- Written request: Show each line of the data below that has the string "Write" in it.

- Extracted records:
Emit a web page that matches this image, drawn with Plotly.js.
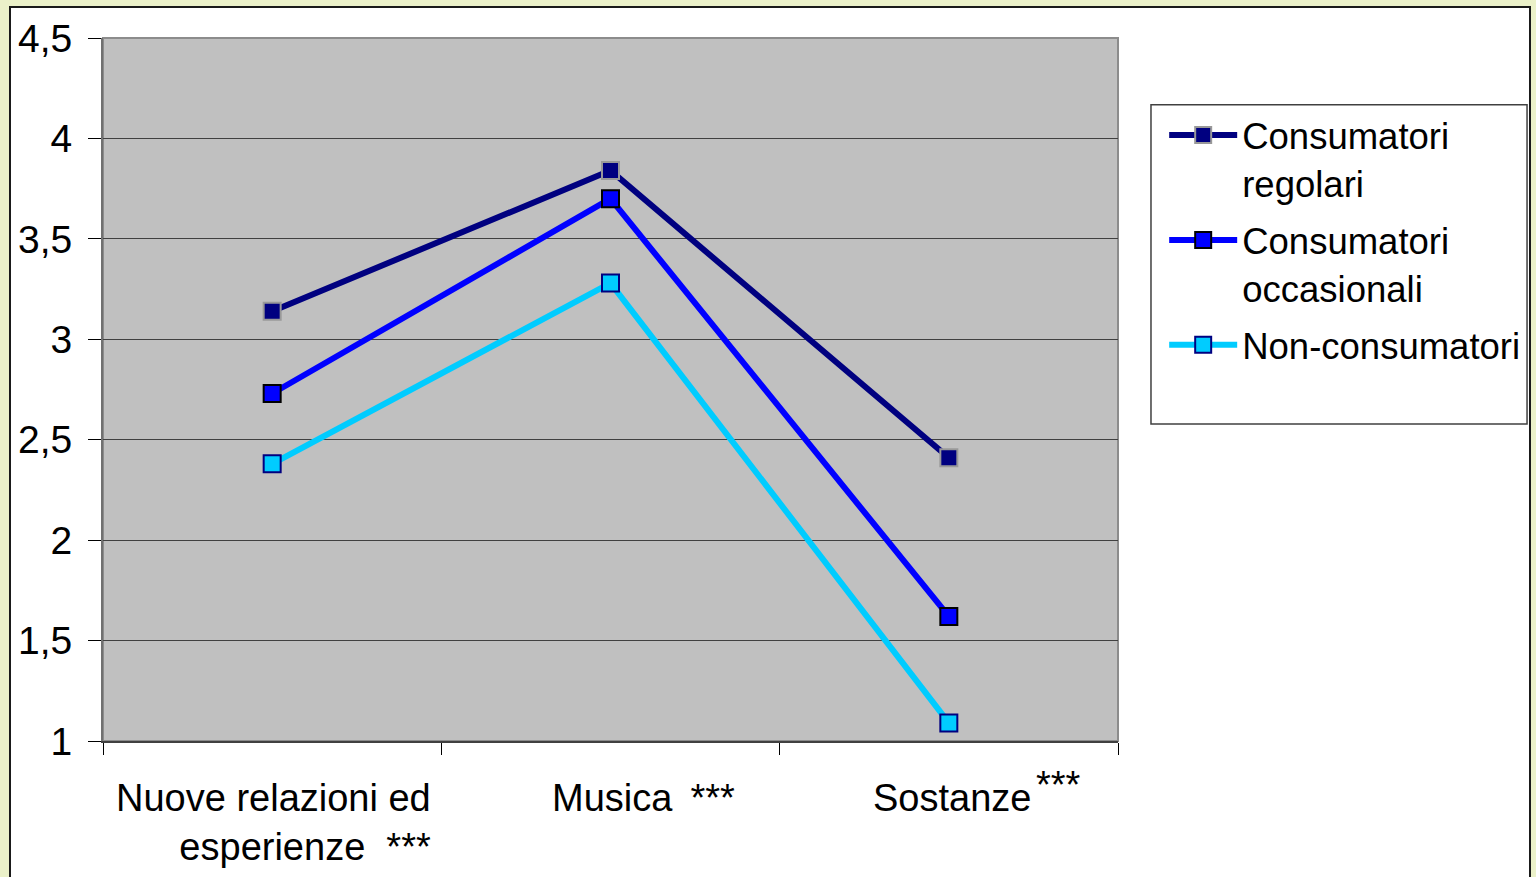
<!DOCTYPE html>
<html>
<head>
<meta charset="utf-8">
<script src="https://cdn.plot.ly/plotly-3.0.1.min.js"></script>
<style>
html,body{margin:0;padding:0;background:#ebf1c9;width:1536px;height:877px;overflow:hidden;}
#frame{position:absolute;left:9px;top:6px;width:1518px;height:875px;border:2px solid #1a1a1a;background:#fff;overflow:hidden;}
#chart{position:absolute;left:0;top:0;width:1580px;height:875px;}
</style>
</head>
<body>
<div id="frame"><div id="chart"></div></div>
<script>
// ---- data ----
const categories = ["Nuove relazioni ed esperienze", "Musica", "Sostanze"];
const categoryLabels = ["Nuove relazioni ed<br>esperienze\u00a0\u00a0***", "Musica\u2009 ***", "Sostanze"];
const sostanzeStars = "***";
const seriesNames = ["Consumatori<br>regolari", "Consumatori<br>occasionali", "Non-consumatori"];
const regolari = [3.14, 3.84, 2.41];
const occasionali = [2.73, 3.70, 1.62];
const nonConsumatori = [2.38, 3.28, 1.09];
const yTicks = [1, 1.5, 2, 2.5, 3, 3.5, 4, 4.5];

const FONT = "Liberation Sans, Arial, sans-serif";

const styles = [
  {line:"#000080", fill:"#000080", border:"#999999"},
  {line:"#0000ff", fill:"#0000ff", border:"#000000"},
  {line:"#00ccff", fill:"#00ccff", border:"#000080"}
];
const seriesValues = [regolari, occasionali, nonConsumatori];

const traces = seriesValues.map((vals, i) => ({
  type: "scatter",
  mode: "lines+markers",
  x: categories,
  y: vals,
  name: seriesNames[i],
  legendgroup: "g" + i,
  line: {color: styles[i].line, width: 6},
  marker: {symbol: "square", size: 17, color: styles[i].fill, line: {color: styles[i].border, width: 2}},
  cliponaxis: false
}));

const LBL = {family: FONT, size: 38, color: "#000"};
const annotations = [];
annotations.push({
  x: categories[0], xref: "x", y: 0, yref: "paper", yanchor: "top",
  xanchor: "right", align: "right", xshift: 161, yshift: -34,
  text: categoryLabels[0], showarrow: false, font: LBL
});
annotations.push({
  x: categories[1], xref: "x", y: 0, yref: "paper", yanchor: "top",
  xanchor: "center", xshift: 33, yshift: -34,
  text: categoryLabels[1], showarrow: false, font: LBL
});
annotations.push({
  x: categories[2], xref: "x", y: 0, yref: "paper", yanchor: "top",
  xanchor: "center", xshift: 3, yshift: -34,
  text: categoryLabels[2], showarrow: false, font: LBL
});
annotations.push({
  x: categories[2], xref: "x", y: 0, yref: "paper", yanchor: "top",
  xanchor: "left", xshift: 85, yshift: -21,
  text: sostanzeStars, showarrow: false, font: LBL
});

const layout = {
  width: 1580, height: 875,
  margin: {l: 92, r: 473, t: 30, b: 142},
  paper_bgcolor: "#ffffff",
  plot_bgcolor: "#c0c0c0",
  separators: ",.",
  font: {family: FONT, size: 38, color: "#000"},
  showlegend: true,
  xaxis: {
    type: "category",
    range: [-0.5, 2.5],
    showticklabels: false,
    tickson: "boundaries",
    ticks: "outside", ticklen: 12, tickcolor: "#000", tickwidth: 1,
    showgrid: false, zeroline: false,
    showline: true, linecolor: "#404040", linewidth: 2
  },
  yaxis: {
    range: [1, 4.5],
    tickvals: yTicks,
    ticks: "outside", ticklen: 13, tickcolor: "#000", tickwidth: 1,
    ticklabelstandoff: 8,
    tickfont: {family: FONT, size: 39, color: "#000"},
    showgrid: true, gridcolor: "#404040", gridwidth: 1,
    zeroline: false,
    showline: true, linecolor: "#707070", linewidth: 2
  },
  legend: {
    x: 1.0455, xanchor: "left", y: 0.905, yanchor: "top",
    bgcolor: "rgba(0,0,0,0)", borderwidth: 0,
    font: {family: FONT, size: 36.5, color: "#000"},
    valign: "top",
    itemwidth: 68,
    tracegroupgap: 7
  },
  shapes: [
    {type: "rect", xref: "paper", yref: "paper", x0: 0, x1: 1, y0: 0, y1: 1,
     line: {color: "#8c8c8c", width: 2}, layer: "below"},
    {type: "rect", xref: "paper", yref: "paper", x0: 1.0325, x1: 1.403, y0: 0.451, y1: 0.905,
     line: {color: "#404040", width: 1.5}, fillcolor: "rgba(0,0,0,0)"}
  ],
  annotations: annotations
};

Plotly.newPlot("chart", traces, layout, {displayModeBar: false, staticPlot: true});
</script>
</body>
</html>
---
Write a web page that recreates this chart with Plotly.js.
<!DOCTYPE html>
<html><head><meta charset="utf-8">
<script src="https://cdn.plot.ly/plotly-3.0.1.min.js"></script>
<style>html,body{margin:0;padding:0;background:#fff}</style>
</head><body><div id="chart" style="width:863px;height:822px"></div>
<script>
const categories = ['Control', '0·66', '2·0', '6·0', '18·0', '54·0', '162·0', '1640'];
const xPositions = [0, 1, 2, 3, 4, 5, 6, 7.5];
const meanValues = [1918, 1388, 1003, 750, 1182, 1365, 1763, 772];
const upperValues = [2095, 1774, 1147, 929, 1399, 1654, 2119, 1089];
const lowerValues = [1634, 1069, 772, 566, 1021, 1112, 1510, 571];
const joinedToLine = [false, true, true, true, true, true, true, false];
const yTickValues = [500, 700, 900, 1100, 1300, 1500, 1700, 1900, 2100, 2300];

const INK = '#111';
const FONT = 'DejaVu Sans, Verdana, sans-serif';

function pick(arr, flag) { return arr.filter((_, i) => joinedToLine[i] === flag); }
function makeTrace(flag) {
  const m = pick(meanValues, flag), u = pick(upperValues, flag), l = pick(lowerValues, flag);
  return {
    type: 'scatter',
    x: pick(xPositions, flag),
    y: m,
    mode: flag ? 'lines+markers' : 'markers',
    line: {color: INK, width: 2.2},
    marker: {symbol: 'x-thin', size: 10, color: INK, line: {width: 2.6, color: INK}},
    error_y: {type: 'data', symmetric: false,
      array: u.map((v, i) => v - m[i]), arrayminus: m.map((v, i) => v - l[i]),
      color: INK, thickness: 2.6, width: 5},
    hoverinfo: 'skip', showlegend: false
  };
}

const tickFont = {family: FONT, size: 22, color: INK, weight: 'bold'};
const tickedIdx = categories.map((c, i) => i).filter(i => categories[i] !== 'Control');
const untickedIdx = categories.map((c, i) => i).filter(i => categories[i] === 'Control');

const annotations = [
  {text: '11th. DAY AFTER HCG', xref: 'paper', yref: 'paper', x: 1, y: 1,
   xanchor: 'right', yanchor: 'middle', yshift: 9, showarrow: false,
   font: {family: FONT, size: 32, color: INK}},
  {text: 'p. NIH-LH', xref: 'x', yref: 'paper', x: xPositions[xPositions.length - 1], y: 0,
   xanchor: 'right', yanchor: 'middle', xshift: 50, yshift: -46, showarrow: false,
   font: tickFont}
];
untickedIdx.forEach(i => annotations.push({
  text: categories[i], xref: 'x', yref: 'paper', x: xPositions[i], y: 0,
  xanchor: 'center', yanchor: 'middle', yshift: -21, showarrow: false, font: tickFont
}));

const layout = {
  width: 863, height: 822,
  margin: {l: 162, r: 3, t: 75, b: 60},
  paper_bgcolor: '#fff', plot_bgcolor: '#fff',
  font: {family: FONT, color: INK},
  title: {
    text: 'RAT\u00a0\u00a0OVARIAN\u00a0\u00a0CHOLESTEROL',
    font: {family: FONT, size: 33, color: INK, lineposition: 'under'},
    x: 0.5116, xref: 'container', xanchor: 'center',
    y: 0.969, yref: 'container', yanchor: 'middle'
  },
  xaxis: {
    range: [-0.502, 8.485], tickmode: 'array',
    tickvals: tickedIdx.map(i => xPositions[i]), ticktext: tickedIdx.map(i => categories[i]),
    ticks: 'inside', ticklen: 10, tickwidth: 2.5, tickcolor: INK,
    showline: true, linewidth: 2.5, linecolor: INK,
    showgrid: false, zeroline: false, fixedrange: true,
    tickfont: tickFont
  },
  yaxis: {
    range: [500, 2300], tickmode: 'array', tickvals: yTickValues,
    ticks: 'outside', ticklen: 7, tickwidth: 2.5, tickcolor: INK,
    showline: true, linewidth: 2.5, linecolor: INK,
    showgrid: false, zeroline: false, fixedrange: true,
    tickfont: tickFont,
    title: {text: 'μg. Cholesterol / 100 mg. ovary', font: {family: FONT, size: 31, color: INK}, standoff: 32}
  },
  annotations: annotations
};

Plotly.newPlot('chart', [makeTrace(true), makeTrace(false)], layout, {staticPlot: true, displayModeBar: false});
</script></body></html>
==
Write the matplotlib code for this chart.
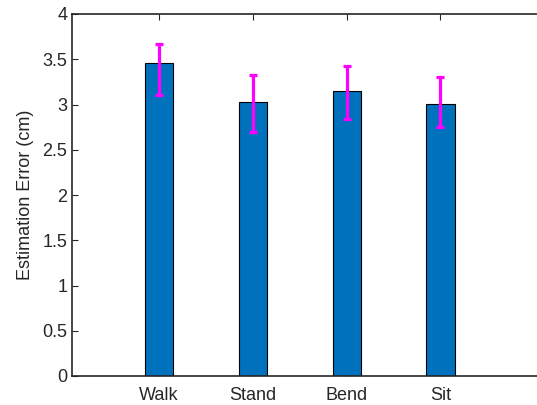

- Written answer:
Write a web page that recreates this chart with Plotly.js.
Write the matplotlib code for this chart.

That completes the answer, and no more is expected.